I need to find most frequent value of object_of_search
for each ethnicity. How can I achieve this? Subqueries in the SELECT
clause and correlated subqueries are not allowed. Something similar to this:
mode() WITHIN GROUP (ORDER BY stopAndSearches.object_of_search) AS "Most frequent object of search"
But this does not aggregate and gives me many rows for each ethnicity and object_of_search:
officer_defined_ethnicity | Sas for ethnicity | Arrest rate | Most frequent object of search
---------------------------+-------------------+------------------+--------------------------------
ethnicity2 | 3 | 66.6666666666667 | Stolen goods
ethnicity3 | 2 | 100 | Fireworks
ethnicity1 | 5 | 60 | Firearms
ethnicity3 | 2 | 100 | Firearms
ethnicity1 | 5 | 60 | Cat
ethnicity1 | 5 | 60 | Dog
ethnicity2 | 3 | 66.6666666666667 | Firearms
ethnicity1 | 5 | 60 | Psychoactive substances
ethnicity1 | 5 | 60 | Fireworks
And should be something like this:
officer_defined_ethnicity | Sas for ethnicity | Arrest rate | Most frequent object of search
---------------------------+-------------------+------------------+--------------------------------
ethnicity2 | 3 | 66.6666666666667 | Stolen goods
ethnicity3 | 2 | 100 | Fireworks
ethnicity1 | 5 | 60 | Firearms
Table on fiddle.
Query:
SELECT DISTINCT
stopAndSearches.officer_defined_ethnicity,
count(stopAndSearches.sas_id) OVER(PARTITION BY stopAndSearches.officer_defined_ethnicity) AS "Sas for ethnicity",
sum(case when stopAndSearches.outcome = 'Arrest' then 1 else 0 end)
OVER (PARTITION BY stopAndSearches.officer_defined_ethnicity)::float /
count(stopAndSearches.sas_id) OVER(PARTITION BY stopAndSearches.officer_defined_ethnicity)::float * 100 AS "Arrest rate",
mode() WITHIN GROUP (ORDER BY stopAndSearches.object_of_search) AS "Most frequent object of search"
FROM stopAndSearches
GROUP BY stopAndSearches.sas_id, stopAndSearches.officer_defined_ethnicity;
Table:
CREATE TABLE IF NOT EXISTS stopAndSearches(
"sas_id" bigserial PRIMARY KEY,
"officer_defined_ethnicity" VARCHAR(255),
"object_of_search" VARCHAR(255),
"outcome" VARCHAR(255)
);
Updated: Fiddle
This should address the specific "which object per ethnicity" question.

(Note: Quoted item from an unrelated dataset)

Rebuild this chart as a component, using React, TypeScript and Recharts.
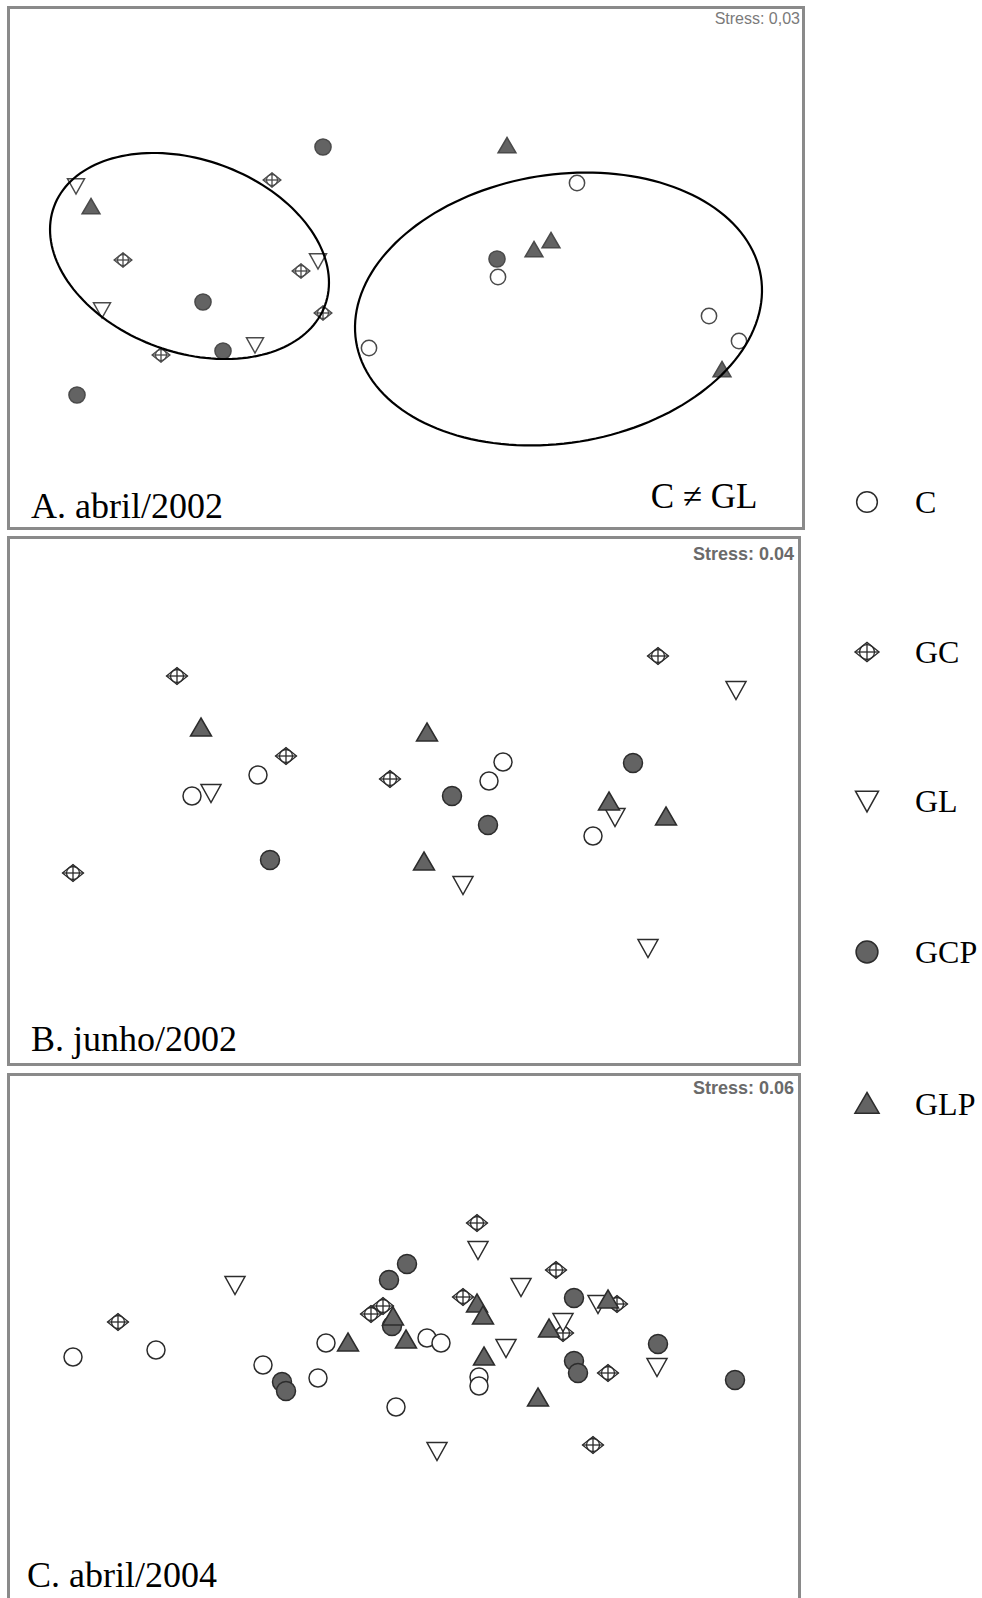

Note, this doesn't address ties in the count. That wasn't part of the question / request.
Adjust your SQL to include this logic, to provide that detail:
WITH cte AS (
SELECT officer_defined_ethnicity
, object_of_search
, COUNT(*) AS n
, ROW_NUMBER() OVER (PARTITION BY officer_defined_ethnicity ORDER BY COUNT(*) DESC) AS rn
FROM stopAndSearches
GROUP BY officer_defined_ethnicity, object_of_search
)
SELECT * FROM cte
WHERE rn = 1
;
Result:
officer_defined_ethnicity | object_of_search | n | rn |
---|---|---|---|
ethnicity1 | Cat | 1 | 1 |
ethnicity2 | Stolen goods | 2 | 1 |
ethnicity3 | Fireworks | 1 | 1 |